WHAT YOU HAVE TO DO:
Output the first line of the listing and each line after it, up to and including the line that contains "9.6, 9.8, 10.0]", exactly as written, minus the pictures.

-- start of DATA EXTRACT --

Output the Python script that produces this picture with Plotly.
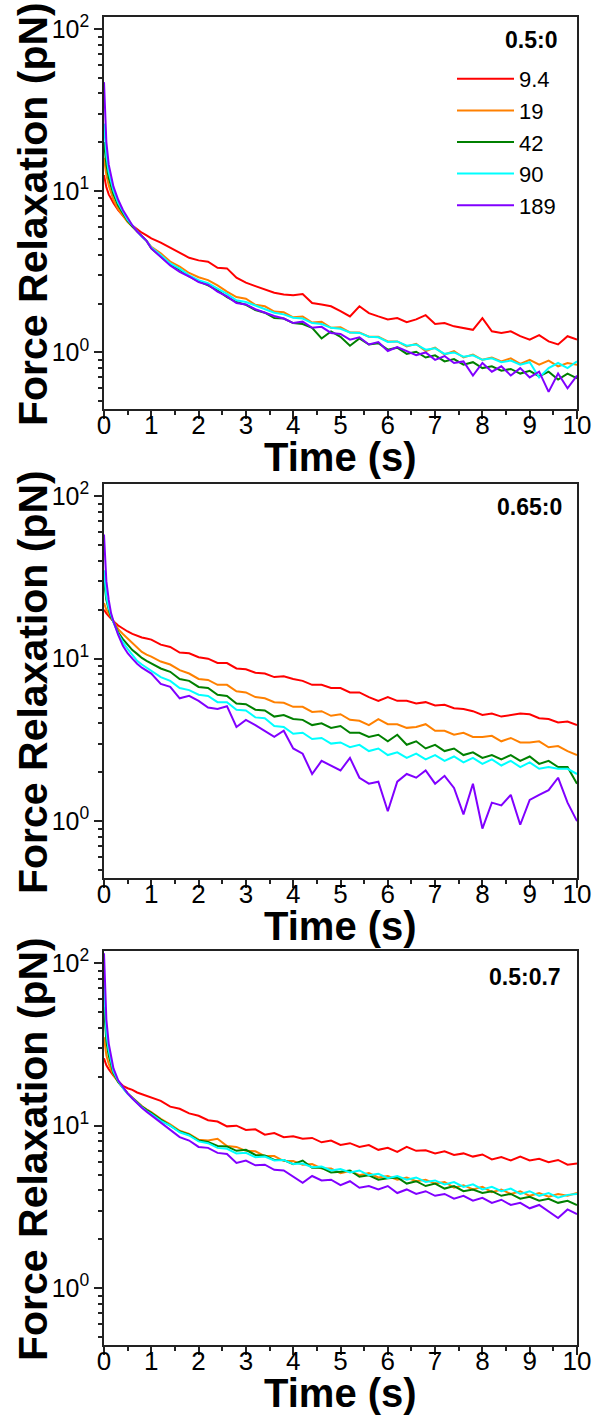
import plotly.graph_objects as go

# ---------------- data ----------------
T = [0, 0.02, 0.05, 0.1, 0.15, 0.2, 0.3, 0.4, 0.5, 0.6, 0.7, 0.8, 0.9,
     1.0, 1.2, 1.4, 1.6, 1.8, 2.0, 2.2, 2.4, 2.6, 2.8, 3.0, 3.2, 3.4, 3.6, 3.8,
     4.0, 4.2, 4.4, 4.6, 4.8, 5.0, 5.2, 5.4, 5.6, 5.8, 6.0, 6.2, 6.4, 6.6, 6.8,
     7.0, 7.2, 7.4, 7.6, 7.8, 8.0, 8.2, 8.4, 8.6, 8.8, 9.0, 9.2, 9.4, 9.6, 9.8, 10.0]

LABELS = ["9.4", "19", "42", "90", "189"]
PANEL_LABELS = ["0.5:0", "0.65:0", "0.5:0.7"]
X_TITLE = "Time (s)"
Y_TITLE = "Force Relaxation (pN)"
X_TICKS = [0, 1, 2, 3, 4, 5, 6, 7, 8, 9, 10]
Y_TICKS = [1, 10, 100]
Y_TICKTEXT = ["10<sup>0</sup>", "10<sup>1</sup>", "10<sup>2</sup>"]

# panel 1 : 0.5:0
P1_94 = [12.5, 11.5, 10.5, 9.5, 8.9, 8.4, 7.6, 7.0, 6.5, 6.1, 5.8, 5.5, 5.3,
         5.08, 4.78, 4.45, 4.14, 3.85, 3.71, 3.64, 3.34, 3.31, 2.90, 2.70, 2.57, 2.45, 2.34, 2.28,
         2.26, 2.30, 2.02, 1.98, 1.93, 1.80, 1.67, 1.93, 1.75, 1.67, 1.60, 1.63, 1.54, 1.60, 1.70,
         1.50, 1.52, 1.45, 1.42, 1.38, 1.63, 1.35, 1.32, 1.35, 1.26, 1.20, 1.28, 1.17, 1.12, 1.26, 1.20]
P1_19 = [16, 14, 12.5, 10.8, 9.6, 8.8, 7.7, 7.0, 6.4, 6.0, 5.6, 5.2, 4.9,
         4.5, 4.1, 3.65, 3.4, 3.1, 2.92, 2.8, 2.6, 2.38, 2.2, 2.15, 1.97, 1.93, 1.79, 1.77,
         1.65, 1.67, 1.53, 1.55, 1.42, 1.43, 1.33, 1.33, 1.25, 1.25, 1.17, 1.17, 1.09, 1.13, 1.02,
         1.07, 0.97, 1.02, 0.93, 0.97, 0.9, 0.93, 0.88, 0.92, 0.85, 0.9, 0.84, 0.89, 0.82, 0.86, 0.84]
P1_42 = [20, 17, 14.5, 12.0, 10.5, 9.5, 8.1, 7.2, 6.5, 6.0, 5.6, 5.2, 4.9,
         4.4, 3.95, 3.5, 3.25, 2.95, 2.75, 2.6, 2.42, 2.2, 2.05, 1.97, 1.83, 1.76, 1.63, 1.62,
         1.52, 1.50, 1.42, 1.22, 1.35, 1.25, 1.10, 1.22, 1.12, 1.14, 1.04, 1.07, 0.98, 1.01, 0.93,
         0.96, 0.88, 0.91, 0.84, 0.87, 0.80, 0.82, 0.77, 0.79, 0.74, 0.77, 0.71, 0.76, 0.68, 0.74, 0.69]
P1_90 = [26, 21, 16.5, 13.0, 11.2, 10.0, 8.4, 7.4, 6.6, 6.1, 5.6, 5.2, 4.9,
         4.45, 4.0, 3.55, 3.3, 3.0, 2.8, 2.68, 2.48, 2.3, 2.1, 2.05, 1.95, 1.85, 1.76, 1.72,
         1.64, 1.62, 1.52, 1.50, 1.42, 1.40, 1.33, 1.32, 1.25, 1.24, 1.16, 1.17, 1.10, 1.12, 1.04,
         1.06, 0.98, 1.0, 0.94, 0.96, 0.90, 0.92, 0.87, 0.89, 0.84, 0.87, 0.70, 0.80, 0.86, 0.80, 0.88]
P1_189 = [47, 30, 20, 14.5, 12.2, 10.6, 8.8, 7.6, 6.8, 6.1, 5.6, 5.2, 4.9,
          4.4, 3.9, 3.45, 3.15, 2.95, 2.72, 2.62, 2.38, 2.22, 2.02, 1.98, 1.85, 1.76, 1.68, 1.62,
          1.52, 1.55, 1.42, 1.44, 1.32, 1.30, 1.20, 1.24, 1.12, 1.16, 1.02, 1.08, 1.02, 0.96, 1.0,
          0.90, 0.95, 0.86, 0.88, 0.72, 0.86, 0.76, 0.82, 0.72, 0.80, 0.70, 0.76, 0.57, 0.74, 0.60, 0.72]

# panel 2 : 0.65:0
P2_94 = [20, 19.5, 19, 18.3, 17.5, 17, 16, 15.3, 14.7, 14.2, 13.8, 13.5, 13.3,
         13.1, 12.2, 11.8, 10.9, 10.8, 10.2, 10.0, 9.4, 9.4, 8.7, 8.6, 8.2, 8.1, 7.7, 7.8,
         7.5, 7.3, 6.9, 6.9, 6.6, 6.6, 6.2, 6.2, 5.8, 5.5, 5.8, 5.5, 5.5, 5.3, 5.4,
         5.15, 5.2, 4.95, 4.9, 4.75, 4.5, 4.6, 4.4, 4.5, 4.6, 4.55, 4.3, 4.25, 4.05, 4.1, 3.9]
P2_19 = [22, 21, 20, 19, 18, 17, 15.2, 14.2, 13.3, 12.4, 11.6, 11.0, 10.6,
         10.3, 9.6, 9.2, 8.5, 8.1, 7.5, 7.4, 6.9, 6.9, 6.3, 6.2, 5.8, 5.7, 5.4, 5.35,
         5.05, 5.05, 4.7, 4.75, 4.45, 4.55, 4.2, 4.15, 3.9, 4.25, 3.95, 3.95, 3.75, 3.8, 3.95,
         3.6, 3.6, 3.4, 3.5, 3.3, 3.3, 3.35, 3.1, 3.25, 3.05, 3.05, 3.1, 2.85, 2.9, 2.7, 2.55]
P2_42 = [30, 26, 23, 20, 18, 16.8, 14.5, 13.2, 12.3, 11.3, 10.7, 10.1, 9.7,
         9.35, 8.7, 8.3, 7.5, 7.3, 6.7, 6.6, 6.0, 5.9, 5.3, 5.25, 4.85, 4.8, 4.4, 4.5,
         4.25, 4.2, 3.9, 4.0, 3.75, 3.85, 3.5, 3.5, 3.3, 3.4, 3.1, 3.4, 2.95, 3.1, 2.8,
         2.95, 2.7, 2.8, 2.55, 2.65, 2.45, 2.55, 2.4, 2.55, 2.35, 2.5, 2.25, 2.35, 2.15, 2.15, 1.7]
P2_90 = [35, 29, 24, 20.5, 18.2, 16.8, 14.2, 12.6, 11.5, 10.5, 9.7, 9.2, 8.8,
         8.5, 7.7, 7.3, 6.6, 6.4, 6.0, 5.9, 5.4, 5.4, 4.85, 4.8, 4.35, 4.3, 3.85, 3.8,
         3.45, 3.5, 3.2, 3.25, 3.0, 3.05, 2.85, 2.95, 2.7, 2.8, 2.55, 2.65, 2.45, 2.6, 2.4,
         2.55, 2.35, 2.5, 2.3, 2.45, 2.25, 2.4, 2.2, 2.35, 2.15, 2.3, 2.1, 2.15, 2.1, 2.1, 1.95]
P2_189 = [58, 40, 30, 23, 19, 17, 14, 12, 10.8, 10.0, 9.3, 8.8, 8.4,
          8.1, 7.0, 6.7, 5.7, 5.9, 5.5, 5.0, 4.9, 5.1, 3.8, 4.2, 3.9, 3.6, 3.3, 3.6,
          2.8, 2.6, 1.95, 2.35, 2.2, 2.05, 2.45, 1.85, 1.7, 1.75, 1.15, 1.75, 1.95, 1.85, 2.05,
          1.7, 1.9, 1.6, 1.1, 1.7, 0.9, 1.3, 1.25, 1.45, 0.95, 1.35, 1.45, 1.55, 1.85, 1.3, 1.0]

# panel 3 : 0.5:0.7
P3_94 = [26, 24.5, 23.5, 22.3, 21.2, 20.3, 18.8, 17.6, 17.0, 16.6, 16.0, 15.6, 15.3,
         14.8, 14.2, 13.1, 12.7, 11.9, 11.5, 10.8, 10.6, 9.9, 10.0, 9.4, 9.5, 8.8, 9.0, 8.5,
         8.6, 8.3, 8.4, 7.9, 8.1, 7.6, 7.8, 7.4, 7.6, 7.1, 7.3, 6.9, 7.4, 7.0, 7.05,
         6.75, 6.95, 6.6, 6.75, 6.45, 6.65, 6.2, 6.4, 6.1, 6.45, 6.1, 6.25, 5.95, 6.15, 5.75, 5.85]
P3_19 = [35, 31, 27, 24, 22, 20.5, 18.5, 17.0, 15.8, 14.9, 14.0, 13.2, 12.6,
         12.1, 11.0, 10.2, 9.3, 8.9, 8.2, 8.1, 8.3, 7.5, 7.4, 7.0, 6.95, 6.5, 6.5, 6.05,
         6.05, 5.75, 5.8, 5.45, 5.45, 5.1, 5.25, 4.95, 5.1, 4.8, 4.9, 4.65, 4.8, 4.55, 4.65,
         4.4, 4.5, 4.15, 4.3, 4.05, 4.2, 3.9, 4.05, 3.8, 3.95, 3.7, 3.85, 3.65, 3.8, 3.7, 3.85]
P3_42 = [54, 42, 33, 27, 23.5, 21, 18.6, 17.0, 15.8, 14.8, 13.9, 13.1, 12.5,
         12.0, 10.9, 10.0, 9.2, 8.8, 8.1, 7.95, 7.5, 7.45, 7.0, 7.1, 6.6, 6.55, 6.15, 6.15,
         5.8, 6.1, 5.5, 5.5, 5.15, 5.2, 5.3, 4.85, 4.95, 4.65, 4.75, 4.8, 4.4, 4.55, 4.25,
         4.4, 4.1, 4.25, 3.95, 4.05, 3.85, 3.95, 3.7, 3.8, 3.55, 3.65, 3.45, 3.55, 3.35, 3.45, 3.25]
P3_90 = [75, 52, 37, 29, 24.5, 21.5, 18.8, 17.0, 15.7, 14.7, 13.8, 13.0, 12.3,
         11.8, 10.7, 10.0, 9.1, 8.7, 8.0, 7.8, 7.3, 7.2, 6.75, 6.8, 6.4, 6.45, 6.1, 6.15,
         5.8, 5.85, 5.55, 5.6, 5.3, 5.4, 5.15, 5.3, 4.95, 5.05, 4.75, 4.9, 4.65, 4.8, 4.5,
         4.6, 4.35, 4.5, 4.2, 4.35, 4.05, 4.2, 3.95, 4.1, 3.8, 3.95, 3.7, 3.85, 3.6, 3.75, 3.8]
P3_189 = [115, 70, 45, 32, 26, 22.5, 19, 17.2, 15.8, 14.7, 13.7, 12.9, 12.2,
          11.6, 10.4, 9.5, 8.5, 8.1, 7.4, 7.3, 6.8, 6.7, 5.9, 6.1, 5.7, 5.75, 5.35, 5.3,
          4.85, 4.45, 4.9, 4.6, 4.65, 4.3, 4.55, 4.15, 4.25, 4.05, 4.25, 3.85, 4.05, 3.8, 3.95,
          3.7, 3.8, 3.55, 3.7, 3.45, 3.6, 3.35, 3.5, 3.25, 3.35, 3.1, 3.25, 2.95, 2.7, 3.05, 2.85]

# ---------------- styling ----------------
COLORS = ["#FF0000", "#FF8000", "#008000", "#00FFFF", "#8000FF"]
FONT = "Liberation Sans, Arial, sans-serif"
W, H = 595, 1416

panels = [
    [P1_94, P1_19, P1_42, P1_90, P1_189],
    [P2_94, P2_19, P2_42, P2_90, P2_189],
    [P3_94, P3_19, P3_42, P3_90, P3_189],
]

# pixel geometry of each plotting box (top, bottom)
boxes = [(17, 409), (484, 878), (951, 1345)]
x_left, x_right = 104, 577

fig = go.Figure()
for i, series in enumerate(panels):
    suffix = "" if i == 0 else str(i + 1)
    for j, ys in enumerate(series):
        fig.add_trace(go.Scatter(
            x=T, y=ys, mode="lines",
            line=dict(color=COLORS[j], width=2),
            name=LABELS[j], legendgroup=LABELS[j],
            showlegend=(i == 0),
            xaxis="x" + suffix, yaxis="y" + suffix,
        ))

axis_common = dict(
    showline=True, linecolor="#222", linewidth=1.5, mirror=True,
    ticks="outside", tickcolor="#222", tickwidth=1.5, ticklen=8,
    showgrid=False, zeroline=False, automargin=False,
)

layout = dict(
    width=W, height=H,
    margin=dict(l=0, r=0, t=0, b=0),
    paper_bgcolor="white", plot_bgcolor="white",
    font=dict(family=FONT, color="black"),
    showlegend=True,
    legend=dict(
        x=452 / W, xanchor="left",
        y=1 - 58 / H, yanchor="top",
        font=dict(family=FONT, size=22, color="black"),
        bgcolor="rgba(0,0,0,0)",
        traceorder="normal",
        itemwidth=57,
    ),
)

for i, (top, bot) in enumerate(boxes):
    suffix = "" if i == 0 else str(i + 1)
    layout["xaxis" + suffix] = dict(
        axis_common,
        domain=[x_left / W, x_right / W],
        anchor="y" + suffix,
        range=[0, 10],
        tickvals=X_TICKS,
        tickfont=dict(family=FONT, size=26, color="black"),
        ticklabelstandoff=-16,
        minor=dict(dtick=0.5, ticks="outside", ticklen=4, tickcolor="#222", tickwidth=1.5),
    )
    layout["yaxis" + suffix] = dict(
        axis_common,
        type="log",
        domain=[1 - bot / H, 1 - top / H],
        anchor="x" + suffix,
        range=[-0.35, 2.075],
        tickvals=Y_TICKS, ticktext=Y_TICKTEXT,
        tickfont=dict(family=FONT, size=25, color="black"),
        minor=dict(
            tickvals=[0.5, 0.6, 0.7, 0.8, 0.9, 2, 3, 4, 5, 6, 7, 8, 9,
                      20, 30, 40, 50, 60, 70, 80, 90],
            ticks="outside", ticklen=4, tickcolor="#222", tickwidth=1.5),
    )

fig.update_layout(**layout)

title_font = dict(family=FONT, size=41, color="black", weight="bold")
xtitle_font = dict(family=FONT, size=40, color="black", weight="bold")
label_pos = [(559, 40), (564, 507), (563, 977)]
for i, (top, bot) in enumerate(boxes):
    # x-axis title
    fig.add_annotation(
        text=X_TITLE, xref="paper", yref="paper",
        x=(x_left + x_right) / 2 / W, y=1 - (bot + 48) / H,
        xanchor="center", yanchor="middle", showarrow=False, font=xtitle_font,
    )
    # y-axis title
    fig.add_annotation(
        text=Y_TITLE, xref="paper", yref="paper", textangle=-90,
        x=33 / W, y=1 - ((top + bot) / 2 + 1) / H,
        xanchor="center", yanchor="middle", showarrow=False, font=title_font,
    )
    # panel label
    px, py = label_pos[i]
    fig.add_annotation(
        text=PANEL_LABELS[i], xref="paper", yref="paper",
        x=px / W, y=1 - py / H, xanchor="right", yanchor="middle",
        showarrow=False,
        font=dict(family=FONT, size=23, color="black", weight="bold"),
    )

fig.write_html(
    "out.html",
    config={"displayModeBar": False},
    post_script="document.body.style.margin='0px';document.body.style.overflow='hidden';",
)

-- end of DATA EXTRACT --

EXPECTED OUTPUT:
Output the Python script that produces this picture with Plotly.
import plotly.graph_objects as go

# ---------------- data ----------------
T = [0, 0.02, 0.05, 0.1, 0.15, 0.2, 0.3, 0.4, 0.5, 0.6, 0.7, 0.8, 0.9,
     1.0, 1.2, 1.4, 1.6, 1.8, 2.0, 2.2, 2.4, 2.6, 2.8, 3.0, 3.2, 3.4, 3.6, 3.8,
     4.0, 4.2, 4.4, 4.6, 4.8, 5.0, 5.2, 5.4, 5.6, 5.8, 6.0, 6.2, 6.4, 6.6, 6.8,
     7.0, 7.2, 7.4, 7.6, 7.8, 8.0, 8.2, 8.4, 8.6, 8.8, 9.0, 9.2, 9.4, 9.6, 9.8, 10.0]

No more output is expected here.